Eee Fatih Hocam haftalardır bu kadar acı tatlı uyarı kime nasip olur. Yönetim arkanda taraftar arkanda. Ama haftalardır Galatasaray'ın berbat haline bir çözüm üretemiyorsun. Hani usta kaptan dalgalı denizde belli olurdu? Üstelik daha dalganın boyu öyle fazla da yüksek değil. Aynı hatalarda ısrar haftalardır niye? Berbat oynayan isimlere takıntı niye?
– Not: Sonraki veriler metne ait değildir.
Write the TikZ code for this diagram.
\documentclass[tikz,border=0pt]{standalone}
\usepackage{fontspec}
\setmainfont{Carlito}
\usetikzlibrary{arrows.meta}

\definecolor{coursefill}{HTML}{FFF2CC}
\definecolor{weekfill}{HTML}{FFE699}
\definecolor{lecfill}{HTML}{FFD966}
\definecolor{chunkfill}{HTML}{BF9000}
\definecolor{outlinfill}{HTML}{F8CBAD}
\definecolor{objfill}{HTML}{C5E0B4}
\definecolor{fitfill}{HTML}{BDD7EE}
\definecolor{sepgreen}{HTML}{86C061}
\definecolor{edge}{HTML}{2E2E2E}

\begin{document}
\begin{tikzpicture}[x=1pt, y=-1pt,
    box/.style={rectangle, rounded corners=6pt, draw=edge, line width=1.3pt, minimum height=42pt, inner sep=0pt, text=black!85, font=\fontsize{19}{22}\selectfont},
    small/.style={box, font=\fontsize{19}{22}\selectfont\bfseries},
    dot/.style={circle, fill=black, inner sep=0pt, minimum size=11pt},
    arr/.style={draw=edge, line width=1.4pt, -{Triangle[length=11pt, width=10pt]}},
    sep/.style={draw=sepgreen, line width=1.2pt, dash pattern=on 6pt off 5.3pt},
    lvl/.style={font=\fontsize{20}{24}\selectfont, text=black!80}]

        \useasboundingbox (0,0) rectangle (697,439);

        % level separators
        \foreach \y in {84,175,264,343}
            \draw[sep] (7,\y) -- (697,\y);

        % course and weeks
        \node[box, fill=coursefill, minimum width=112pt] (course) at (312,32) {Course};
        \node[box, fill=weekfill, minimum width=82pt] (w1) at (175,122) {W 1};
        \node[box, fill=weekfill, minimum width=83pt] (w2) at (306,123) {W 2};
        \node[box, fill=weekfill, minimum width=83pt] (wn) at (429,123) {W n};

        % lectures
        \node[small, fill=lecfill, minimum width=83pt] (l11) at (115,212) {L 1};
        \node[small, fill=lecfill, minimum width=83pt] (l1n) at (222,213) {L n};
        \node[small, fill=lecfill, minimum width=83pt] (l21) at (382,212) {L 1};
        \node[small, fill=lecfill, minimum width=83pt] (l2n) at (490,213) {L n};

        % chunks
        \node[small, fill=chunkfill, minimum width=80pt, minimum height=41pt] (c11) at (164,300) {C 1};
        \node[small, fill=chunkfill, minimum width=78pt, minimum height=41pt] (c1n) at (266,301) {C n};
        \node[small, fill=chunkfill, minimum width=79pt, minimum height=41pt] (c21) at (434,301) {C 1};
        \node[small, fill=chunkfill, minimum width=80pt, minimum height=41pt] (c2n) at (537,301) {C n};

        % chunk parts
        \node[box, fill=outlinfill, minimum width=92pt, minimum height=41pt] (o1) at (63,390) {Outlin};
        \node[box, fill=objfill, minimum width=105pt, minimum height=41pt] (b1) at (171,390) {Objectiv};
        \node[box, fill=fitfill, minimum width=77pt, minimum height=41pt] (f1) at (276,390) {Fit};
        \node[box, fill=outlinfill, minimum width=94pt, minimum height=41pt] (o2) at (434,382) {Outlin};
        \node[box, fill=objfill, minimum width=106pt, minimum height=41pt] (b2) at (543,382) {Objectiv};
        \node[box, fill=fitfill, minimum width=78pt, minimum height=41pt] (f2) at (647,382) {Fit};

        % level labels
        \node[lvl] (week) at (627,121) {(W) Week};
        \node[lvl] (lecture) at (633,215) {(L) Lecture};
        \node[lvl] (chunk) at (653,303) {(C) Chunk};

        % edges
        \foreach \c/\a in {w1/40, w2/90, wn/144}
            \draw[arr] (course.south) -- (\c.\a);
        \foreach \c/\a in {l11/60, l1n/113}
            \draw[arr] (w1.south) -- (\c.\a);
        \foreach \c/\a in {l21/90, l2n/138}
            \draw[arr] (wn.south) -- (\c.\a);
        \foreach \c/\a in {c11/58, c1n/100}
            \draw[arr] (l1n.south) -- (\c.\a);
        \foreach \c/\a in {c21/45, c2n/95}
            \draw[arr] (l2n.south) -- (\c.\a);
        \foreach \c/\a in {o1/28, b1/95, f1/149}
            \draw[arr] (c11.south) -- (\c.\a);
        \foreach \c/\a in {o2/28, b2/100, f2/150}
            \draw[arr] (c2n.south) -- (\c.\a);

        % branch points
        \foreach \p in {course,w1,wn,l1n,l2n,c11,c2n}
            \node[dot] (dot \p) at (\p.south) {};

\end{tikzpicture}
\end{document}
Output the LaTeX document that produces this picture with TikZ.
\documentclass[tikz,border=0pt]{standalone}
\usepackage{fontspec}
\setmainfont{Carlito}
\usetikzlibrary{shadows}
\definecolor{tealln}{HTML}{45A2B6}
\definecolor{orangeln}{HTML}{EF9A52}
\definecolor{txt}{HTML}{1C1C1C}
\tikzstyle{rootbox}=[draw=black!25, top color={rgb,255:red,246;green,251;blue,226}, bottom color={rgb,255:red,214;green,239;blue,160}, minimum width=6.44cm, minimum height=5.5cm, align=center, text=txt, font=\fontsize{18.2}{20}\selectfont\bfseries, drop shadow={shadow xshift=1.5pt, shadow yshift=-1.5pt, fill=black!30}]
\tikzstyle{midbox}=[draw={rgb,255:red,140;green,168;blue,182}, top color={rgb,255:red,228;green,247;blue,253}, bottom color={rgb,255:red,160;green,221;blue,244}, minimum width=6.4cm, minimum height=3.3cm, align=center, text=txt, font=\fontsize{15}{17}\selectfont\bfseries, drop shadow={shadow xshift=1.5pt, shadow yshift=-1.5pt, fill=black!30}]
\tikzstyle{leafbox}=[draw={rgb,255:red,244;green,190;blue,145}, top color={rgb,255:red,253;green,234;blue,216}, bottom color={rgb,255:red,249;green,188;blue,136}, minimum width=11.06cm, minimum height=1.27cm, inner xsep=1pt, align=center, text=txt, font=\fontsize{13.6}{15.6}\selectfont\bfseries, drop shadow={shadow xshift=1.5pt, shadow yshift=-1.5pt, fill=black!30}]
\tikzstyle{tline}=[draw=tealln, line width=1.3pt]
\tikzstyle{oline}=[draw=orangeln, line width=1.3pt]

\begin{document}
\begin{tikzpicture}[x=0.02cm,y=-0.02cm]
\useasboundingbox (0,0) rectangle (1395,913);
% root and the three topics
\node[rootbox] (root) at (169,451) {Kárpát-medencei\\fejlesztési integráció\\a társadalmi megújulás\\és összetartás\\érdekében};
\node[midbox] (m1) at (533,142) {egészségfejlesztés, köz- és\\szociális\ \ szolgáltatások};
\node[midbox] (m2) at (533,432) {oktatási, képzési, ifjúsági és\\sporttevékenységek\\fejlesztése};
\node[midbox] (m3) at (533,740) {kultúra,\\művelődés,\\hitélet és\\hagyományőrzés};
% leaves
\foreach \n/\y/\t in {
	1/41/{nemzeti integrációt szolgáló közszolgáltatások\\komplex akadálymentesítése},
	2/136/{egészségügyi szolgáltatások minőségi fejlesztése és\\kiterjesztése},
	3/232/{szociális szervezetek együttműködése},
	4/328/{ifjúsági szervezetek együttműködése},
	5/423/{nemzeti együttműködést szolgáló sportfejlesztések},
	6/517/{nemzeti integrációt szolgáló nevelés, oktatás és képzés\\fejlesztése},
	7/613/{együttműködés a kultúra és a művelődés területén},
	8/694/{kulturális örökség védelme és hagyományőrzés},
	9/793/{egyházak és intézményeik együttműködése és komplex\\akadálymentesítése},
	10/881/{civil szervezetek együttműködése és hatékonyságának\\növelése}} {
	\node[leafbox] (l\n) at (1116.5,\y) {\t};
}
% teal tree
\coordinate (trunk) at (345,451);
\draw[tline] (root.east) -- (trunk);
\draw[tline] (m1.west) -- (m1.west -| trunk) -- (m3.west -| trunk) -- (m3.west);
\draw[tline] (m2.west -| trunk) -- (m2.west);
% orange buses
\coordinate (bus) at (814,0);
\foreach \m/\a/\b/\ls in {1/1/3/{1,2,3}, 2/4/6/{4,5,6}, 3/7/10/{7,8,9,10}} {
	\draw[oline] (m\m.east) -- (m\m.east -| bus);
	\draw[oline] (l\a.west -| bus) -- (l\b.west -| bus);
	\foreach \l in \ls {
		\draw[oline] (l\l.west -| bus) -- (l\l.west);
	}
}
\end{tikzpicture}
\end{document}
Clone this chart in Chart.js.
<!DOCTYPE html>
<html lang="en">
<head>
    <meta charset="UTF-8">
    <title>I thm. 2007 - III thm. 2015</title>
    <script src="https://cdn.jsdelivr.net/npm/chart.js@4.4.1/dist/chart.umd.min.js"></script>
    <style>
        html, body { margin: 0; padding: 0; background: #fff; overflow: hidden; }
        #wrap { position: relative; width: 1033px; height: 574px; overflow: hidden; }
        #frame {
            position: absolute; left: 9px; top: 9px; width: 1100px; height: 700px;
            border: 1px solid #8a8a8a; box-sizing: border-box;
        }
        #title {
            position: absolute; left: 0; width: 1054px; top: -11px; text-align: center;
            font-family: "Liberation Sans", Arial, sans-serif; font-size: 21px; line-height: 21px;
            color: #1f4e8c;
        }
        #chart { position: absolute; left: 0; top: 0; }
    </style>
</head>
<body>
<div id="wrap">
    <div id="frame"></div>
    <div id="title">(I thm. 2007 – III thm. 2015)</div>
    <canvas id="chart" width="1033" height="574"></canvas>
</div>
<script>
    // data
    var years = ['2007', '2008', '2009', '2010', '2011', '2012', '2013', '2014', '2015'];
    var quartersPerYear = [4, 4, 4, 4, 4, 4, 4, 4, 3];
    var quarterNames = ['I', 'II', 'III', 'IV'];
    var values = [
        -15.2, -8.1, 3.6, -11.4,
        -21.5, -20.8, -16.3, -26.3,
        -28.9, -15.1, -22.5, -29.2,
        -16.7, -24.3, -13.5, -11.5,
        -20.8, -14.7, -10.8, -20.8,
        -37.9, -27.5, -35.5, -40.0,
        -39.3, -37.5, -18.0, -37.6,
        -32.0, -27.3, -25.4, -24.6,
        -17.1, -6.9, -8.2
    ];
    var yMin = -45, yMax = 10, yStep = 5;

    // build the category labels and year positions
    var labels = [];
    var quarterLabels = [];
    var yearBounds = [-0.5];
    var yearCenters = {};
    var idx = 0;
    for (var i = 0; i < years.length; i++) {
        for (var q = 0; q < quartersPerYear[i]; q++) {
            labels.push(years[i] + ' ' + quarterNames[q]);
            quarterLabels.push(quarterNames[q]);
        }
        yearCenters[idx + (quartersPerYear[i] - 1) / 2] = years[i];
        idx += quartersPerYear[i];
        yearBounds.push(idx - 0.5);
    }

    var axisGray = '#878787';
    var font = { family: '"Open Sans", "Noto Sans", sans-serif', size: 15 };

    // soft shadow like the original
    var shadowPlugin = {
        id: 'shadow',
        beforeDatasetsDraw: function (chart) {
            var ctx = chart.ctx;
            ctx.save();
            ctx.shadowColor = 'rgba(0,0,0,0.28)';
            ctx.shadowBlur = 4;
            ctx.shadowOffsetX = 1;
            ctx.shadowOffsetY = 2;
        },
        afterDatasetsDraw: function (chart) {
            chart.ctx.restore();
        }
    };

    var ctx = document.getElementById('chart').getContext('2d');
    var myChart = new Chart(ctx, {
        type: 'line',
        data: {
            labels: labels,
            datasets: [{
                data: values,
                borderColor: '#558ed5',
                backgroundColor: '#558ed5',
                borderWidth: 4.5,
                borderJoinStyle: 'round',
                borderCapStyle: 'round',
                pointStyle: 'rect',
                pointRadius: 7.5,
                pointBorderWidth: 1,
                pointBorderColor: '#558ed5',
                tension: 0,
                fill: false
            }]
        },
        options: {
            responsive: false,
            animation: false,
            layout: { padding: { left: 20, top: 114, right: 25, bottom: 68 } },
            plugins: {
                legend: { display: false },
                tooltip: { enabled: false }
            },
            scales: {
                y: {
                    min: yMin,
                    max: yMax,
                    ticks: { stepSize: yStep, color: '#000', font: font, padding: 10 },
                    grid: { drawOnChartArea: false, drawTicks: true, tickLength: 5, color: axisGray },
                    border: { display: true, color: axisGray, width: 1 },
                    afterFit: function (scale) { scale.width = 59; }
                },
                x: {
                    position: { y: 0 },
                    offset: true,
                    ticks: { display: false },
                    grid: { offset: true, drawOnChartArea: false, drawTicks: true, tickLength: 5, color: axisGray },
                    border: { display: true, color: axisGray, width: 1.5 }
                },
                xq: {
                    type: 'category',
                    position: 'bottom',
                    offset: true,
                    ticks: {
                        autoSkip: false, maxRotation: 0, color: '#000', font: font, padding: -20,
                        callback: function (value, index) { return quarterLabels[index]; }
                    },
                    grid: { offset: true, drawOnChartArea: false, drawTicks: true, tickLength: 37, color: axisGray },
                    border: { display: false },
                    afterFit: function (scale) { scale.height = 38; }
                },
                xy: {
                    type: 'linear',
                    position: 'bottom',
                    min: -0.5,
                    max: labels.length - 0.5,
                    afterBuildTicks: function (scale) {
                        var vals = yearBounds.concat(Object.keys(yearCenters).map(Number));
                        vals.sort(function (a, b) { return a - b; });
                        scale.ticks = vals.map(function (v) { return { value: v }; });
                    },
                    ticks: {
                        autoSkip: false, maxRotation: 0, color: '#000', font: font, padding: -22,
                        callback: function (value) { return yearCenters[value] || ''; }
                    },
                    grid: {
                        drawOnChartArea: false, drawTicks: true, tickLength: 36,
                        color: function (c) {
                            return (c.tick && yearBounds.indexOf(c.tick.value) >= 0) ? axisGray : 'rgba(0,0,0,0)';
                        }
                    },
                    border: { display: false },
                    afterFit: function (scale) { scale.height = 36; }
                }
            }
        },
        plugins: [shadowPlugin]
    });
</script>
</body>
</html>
Galatasaray'ın asıl sorunu ise takımı yanlış kurmak. İki kenar bek artık bitikleri oynuyor. Problemin asıl nedeni orta sahada ise Belhanda için bir şey demiyeceğim, ilkokul çağındaki çocuklar bile; bu adam bu haliyle nasıl oynar diyor. N'Zonzi belli bir bölgede oynuyor. Fiziği ile bazı pozisyonlarda göz boyuyor. Galatasaray'ın ön liberosu nasıl olmalı derseniz 37 yaşındaki Atiba 27 yaşındaki N'Zonzi'den ne kadar fazla koşmuş, kıyaslayın ve farkı anlayın. Seri ve Lemina oyun karakteri olarak Belhanda benzeri, ikili mücadeleden kaçınan, topla iyi gibi hava veren adamlar. Lemina farklı olarak topla rakibin üstüne gidebiliyor ancak geldiğinden beri sakat olduğu için o farkını da göremedik. Babel maç boyu belki topla bir kez rakiplerin üstüne dikine gitmeyi adam eksiltmeyi deniyor. Çoğunlukla geriye oynuyor, defans arkasına koşusu yok. Rakip cezaalanı yakını ve içinde buluştuğunda sadece kaleyi düşünüyor, tek bir asisti yok.
Feghouli de Afrika Kupası dönüşü sonrasında bir türlü kendine gelemedi etkinliği sıfır. Orta saha koşmuyor, mücadele etmiyor, kanatlar dikine gidemiyor, sprint atamıyor. Sonrasında pozisyon yok, gol de yok. Ve bu takımın yaş ortalaması 30'a yakın. Bu yapıyı kim oluşturdu? Fatih Terim kimseyi işine karıştırmaz diye bilinir.
Falcao'dan bahsetmiyorum bile. Futbolda sakatlık doğal birşey. Ligde her takım bu tür aksilikler yaşıyor. Galatasaray'ın bu futbol anlayışı oyun kurgusu sürdüğü sürece, Falcao taş gibi sağlam olsaydı ve oynasaydı da değişen birşey olmazdı. Bu ligde her takım Galatasaray kadar sorunlu. Ve bu ligin en maliyetli takımı Galatasaray. Ve bu ligin en kötü futbol oynayan takımı Galatasaray. Artık kim şapkasını önüne alacak düşünecekse, düşünsün gari.